# EORI Number



## cherami

I have been attempting to purchase some goods from the UK however the company has asked me to supply my EORI number which they say couriers are demanding. After investigation it would seem that this number is for the importation of goods that tradesmen must have and to enable the EU to monitor goods in and out of the EU.
I have explained that I am a private customer just wishing to purchase some goods. Has anyone else come across this problem?


----------



## Crabtree

If you are not a trader then they will have to sell them to you VAT free complete a load of paperwork and then you will end up having to pay VAT in France plus all the admin fees for the paperwork prior to delivery.A lot of Brit companies have given up on selling to individuals for this reason


----------



## Clic Clac

Another Boris-Brexit-Bonus. 🙈


----------



## balthy

Yes I had this issue recently, wanted to buy goods in the UK to ship to Sweden.
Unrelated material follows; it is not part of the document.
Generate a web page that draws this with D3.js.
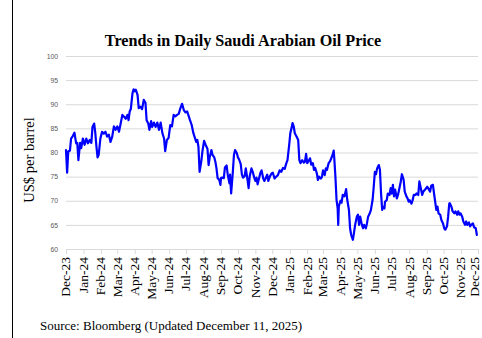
<!DOCTYPE html>
<html>
<head>
<meta charset="utf-8">
<script src="https://cdn.jsdelivr.net/npm/d3@7"></script>
<style>
  html, body { margin: 0; padding: 0; background: #fff; }
  svg { display: block; }
</style>
</head>
<body>
<svg id="chart" width="482" height="338"></svg>
<script>
// Daily Saudi Arabian oil price, US$ per barrel
const dates = [
  "2023-12-01","2023-12-03","2023-12-05","2023-12-08","2023-12-10","2023-12-13","2023-12-16","2023-12-19","2023-12-21","2023-12-23","2023-12-26","2023-12-28","2023-12-31",
  "2024-01-03","2024-01-06","2024-01-09","2024-01-12","2024-01-15","2024-01-17","2024-01-20","2024-01-22","2024-01-24","2024-01-26","2024-01-28","2024-01-31",
  "2024-02-03","2024-02-06","2024-02-09","2024-02-12","2024-02-15","2024-02-18","2024-02-21","2024-02-24","2024-02-27",
  "2024-03-01","2024-03-04","2024-03-07","2024-03-10","2024-03-13","2024-03-16","2024-03-19","2024-03-21","2024-03-23","2024-03-25","2024-03-28","2024-03-30",
  "2024-04-01","2024-04-03","2024-04-06","2024-04-08","2024-04-11","2024-04-14","2024-04-17","2024-04-20","2024-04-22","2024-04-25","2024-04-27","2024-04-30",
  "2024-05-02","2024-05-05","2024-05-08","2024-05-11","2024-05-14","2024-05-17","2024-05-20","2024-05-23","2024-05-25","2024-05-28","2024-05-31",
  "2024-06-03","2024-06-06","2024-06-09","2024-06-12","2024-06-15","2024-06-18","2024-06-21","2024-06-24","2024-06-27","2024-06-30",
  "2024-07-03","2024-07-05","2024-07-08","2024-07-11","2024-07-14","2024-07-16","2024-07-19","2024-07-21","2024-07-23","2024-07-25","2024-07-28","2024-07-30",
  "2024-08-02","2024-08-05","2024-08-08","2024-08-10","2024-08-12","2024-08-15","2024-08-17","2024-08-20","2024-08-22","2024-08-24","2024-08-26","2024-08-29","2024-08-31",
  "2024-09-01","2024-09-03","2024-09-06","2024-09-08","2024-09-11","2024-09-13","2024-09-16","2024-09-17","2024-09-19","2024-09-22","2024-09-24","2024-09-26","2024-09-29",
  "2024-10-01","2024-10-03","2024-10-06","2024-10-08","2024-10-10","2024-10-13","2024-10-15","2024-10-18","2024-10-20","2024-10-22","2024-10-25","2024-10-27","2024-10-30",
  "2024-11-01","2024-11-03","2024-11-05","2024-11-07","2024-11-10","2024-11-12","2024-11-15","2024-11-17","2024-11-19","2024-11-22","2024-11-24","2024-11-27","2024-11-30",
  "2024-12-02","2024-12-05","2024-12-08","2024-12-11","2024-12-14","2024-12-17","2024-12-20","2024-12-23","2024-12-26","2024-12-28","2024-12-31",
  "2025-01-02","2025-01-04","2025-01-06","2025-01-08","2025-01-10","2025-01-13","2025-01-16","2025-01-18","2025-01-20","2025-01-23","2025-01-26","2025-01-28","2025-01-30",
  "2025-02-01","2025-02-04","2025-02-06","2025-02-08","2025-02-11","2025-02-13","2025-02-15","2025-02-18","2025-02-20","2025-02-22","2025-02-25","2025-02-27",
  "2025-03-01","2025-03-04","2025-03-06","2025-03-08","2025-03-11","2025-03-13","2025-03-15","2025-03-18","2025-03-20","2025-03-21","2025-03-23","2025-03-25","2025-03-27","2025-03-28","2025-03-29",
  "2025-04-01","2025-04-03","2025-04-05","2025-04-08","2025-04-11","2025-04-13","2025-04-16","2025-04-18","2025-04-20","2025-04-23","2025-04-25","2025-04-27","2025-04-30",
  "2025-05-02","2025-05-04","2025-05-06","2025-05-09","2025-05-11","2025-05-13","2025-05-16","2025-05-18","2025-05-20","2025-05-23","2025-05-25","2025-05-28","2025-05-30",
  "2025-06-01","2025-06-03","2025-06-05","2025-06-08","2025-06-10","2025-06-12","2025-06-14","2025-06-15","2025-06-18","2025-06-19","2025-06-22","2025-06-24","2025-06-27","2025-06-29",
  "2025-07-01","2025-07-03","2025-07-05","2025-07-07","2025-07-10","2025-07-12","2025-07-14","2025-07-17","2025-07-19","2025-07-22","2025-07-24","2025-07-27","2025-07-29","2025-07-31",
  "2025-08-02","2025-08-05","2025-08-07","2025-08-09","2025-08-12","2025-08-14","2025-08-17","2025-08-19","2025-08-21","2025-08-24","2025-08-26","2025-08-29","2025-08-31",
  "2025-09-02","2025-09-05","2025-09-07","2025-09-09","2025-09-12","2025-09-14","2025-09-16","2025-09-18","2025-09-20","2025-09-22","2025-09-25","2025-09-27","2025-09-30",
  "2025-10-02","2025-10-04","2025-10-07","2025-10-09","2025-10-11","2025-10-12","2025-10-15","2025-10-17","2025-10-20","2025-10-22","2025-10-25","2025-10-27","2025-10-29","2025-10-31",
  "2025-11-03","2025-11-05","2025-11-08","2025-11-10","2025-11-12","2025-11-15","2025-11-17","2025-11-19","2025-11-22","2025-11-24","2025-11-27","2025-11-29"
];
const prices = [
  80.5,75.8,80.2,80.4,82.9,83.4,84.1,81.9,82.0,78.4,82.0,80.9,82.9,
  81.6,82.9,81.9,82.6,82.0,85.3,86.0,84.0,81.2,79.0,79.5,82.9,
  84.3,83.9,84.3,83.3,83.7,82.2,83.3,85.4,84.7,
  85.4,84.3,86.0,87.8,87.4,87.0,87.8,86.7,88.5,89.0,92.3,93.1,
  92.7,93.0,91.9,89.2,89.5,89.0,90.9,90.3,86.7,86.0,84.7,86.5,
  85.3,86.2,85.3,86.2,84.7,86.2,84.0,82.9,80.3,82.6,83.0,
  85.7,85.4,87.8,87.5,87.8,88.0,89.2,90.1,88.8,88.3,
  88.5,87.8,86.7,85.7,84.0,83.3,82.2,82.6,81.2,76.0,78.1,80.2,
  82.4,81.5,80.8,77.4,79.0,80.5,79.5,79.0,78.1,76.7,74.7,74.3,73.3,
  74.7,74.8,74.7,76.9,77.3,75.4,73.6,75.4,71.5,76.0,79.5,80.5,79.9,
  79.0,78.6,77.6,75.5,74.8,75.1,76.7,74.4,72.6,75.1,76.7,76.1,74.8,
  74.1,74.8,73.4,74.4,75.8,76.3,74.6,74.1,74.6,75.4,74.1,75.1,75.7,
  75.8,74.6,75.0,75.3,76.3,76.0,76.8,76.6,77.8,78.4,81.6,
  84.0,85.0,86.1,85.4,84.0,83.3,82.6,78.4,77.8,78.4,77.9,78.1,79.7,
  77.8,78.4,78.8,77.5,77.8,76.4,76.8,75.7,74.3,75.0,74.6,74.9,
  76.3,75.3,76.7,76.4,77.8,78.1,78.6,79.5,80.4,78.8,75.0,70.2,68.4,65.0,68.8,
  70.0,69.6,71.2,70.9,72.4,70.2,68.1,64.3,62.9,61.9,63.4,65.0,66.7,
  67.1,65.0,66.7,65.0,64.3,65.0,64.3,65.3,66.7,67.4,68.1,70.2,72.9,
  76.0,75.5,76.7,77.4,76.4,71.5,68.1,68.8,68.4,69.8,70.1,71.5,71.2,72.6,
  71.5,73.3,70.9,72.3,70.5,71.2,72.3,74.0,75.5,74.4,71.9,70.9,70.5,69.8,
  70.1,69.4,70.1,71.2,71.2,71.5,71.2,74.0,72.9,71.2,71.9,72.3,72.6,
  72.9,72.3,71.9,73.1,73.3,71.5,69.8,68.1,68.8,67.4,67.1,66.0,65.3,
  64.3,64.0,64.7,66.7,69.4,69.5,68.7,67.8,67.4,67.8,67.1,67.8,67.1,67.4,
  66.7,65.7,65.0,65.7,65.0,65.5,64.7,65.0,65.3,64.5,64.3,62.9
];

// Axis labels
const monthLabels = ["Dec-23","Jan-24","Feb-24","Mar-24","Apr-24","May-24","Jun-24","Jul-24","Aug-24","Sep-24","Oct-24","Nov-24",
                     "Dec-24","Jan-25","Feb-25","Mar-25","Apr-25","May-25","Jun-25","Jul-25","Aug-25","Sep-25","Oct-25","Nov-25","Dec-25"];
const yTicks = [60, 65, 70, 75, 80, 85, 90, 95, 100];

const titleText = "Trends in Daily Saudi Arabian Oil Price";
const yLabelText = "US$ per barrel";
const sourceText = "Source: Bloomberg (Updated December 11, 2025)";

const parseDay = d3.timeParse("%Y-%m-%d");
const parseMonth = d3.timeParse("%b-%y");
const series = dates.map((d, i) => ({ date: parseDay(d), value: prices[i] }));
const monthDates = monthLabels.map(parseMonth);

const svg = d3.select("#chart");
const serif = "'Liberation Serif', 'Times New Roman', serif";

// Plot frame
const plot = { left: 66, right: 478, top: 56, bottom: 249 };

const x = d3.scaleTime()
  .domain([monthDates[0], monthDates[monthDates.length - 1]])
  .range([plot.left, plot.right]);

const y = d3.scaleLinear()
  .domain([60, 100])
  .range([plot.bottom, plot.top]);

// Left page rule
svg.append("line")
  .attr("x1", 12.5).attr("x2", 12.5)
  .attr("y1", 0).attr("y2", 338)
  .attr("stroke", "#000").attr("stroke-width", 1);

// Horizontal gridlines with value labels
const yAxis = d3.axisLeft(y)
  .tickValues(yTicks)
  .tickSize(-(plot.right - plot.left))
  .tickPadding(8);

const gy = svg.append("g")
  .attr("transform", `translate(${plot.left},0)`)
  .call(yAxis);
gy.select(".domain").remove();
gy.selectAll(".tick line")
  .attr("stroke", "#d9d9d9")
  .attr("stroke-width", 1);
gy.selectAll(".tick text")
  .attr("fill", "#595959")
  .style("font-family", "'Liberation Sans', Arial, sans-serif")
  .style("font-size", "6.8px");

// Month axis with rotated labels
const xAxis = d3.axisBottom(x)
  .tickValues(monthDates)
  .tickFormat((d, i) => monthLabels[i])
  .tickSize(5)
  .tickPadding(4);

const gx = svg.append("g")
  .attr("transform", `translate(0,${plot.bottom})`)
  .call(xAxis);
gx.select(".domain")
  .attr("stroke", "#d9d9d9");
gx.selectAll(".tick line")
  .attr("stroke", "#d9d9d9");
gx.selectAll(".tick text")
  .attr("fill", "#000")
  .style("font-family", serif)
  .style("font-size", "13.5px")
  .attr("text-anchor", "end")
  .attr("transform", "rotate(-90)")
  .attr("x", -8)
  .attr("y", 0)
  // last label sits on the right edge, nudge it inward so it stays whole
  .attr("dy", (d, i) => i === monthLabels.length - 1 ? "0.05em" : "0.28em");

// Price line
const line = d3.line()
  .x(d => x(d.date))
  .y(d => y(d.value));

svg.append("path")
  .datum(series)
  .attr("fill", "none")
  .attr("stroke", "#0000ff")
  .attr("stroke-width", 2.2)
  .attr("stroke-linejoin", "round")
  .attr("stroke-linecap", "round")
  .attr("d", line);

// Title
svg.append("text")
  .attr("x", 243).attr("y", 46)
  .attr("text-anchor", "middle")
  .style("font-family", serif)
  .style("font-weight", "bold")
  .style("font-size", "16.2px")
  .text(titleText);

// Y axis title
svg.append("text")
  .attr("transform", `translate(34,160) rotate(-90)`)
  .attr("text-anchor", "middle")
  .style("font-family", serif)
  .style("font-size", "14.5px")
  .text(yLabelText);

// Source note
svg.append("text")
  .attr("x", 40).attr("y", 330)
  .style("font-family", serif)
  .style("font-size", "13px")
  .text(sourceText);
</script>
</body>
</html>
UK retailer wanted to deal with a trade customer who has an EORI and a Swedish VAT number otherwise the transportation company would not quote. The UK retailer is not allowed to deal direct with offshore retail clients. So I gave up.


----------



## cherami

balthy said:


> Yes I had this issue recently, wanted to buy goods in the UK to ship to Sweden. UK retailer wanted to deal with a trade customer who has an EORI and a Swedish VAT number otherwise the transportation company would not quote. The UK retailer is not allowed to deal direct with offshore retail clients. So I gave up.
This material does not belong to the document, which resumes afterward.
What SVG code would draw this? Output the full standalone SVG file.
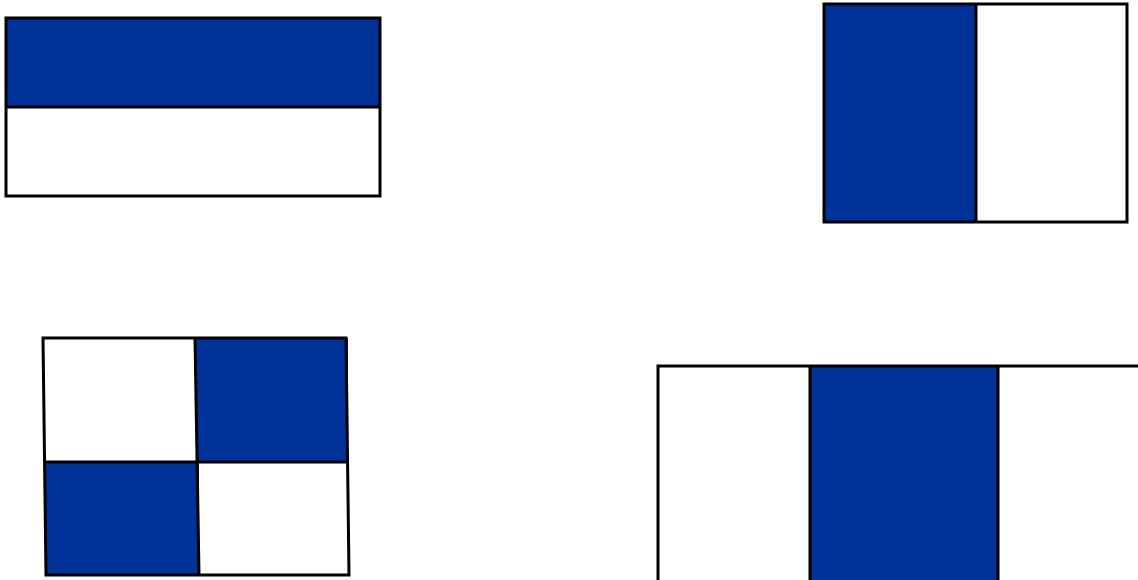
<svg xmlns="http://www.w3.org/2000/svg" width="1138" height="580" viewBox="0 0 1138 580">
<style>
.b{fill:#003399}
.w{fill:#ffffff}
.l{stroke:#000;stroke-width:3;fill:none}
</style>
<rect width="1138" height="580" fill="#fff"/>
<g id="flag1">
<rect class="b" x="6" y="18" width="374" height="89"/>
<rect class="w" x="6" y="107" width="374" height="89"/>
<rect class="l" x="6" y="18" width="374" height="178"/>
<line class="l" x1="6" y1="107" x2="380" y2="107"/>
</g>
<g id="flag2">
<rect class="b" x="824" y="4" width="152" height="218"/>
<rect class="w" x="976" y="4" width="151" height="218"/>
<rect class="l" x="824" y="4" width="303" height="218"/>
<line class="l" x1="976" y1="4" x2="976" y2="222"/>
</g>
<g id="flag3">
<rect class="w" x="43" y="338" width="153" height="124"/>
<rect class="b" x="196" y="338" width="152" height="124"/>
<rect class="b" x="45" y="462" width="154" height="113"/>
<rect class="w" x="199" y="462" width="150" height="113"/>
<path class="l" d="M43 338 L346 338 L349 575 L46 575 Z"/>
<line class="l" x1="44" y1="462" x2="348" y2="462"/>
<line class="l" x1="195" y1="338" x2="199" y2="575"/>
</g>
<g id="flag4">
<rect class="b" x="810" y="366" width="188" height="214"/>
<path class="l" d="M658 580 L658 366 L1138 366"/>
<line class="l" x1="810" y1="366" x2="810" y2="580"/>
<line class="l" x1="998" y1="366" x2="998" y2="580"/>
</g>
</svg>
 It would be of interest to persons, that you do not have to have a EORI number in France according to the official web page. I feel there has been some very mixed up messagges here.Ie the Couriers. Where they get the idea that private customers have to be forced to 1.Register as a Trader 2 Have VAT NUmber and 3 have to have a Siret number. If you are not a trader then to make a false claim that you are is going to get you into trouble down the line. Many companies in the UK are not asking for these details, like Amazon and many others.


----------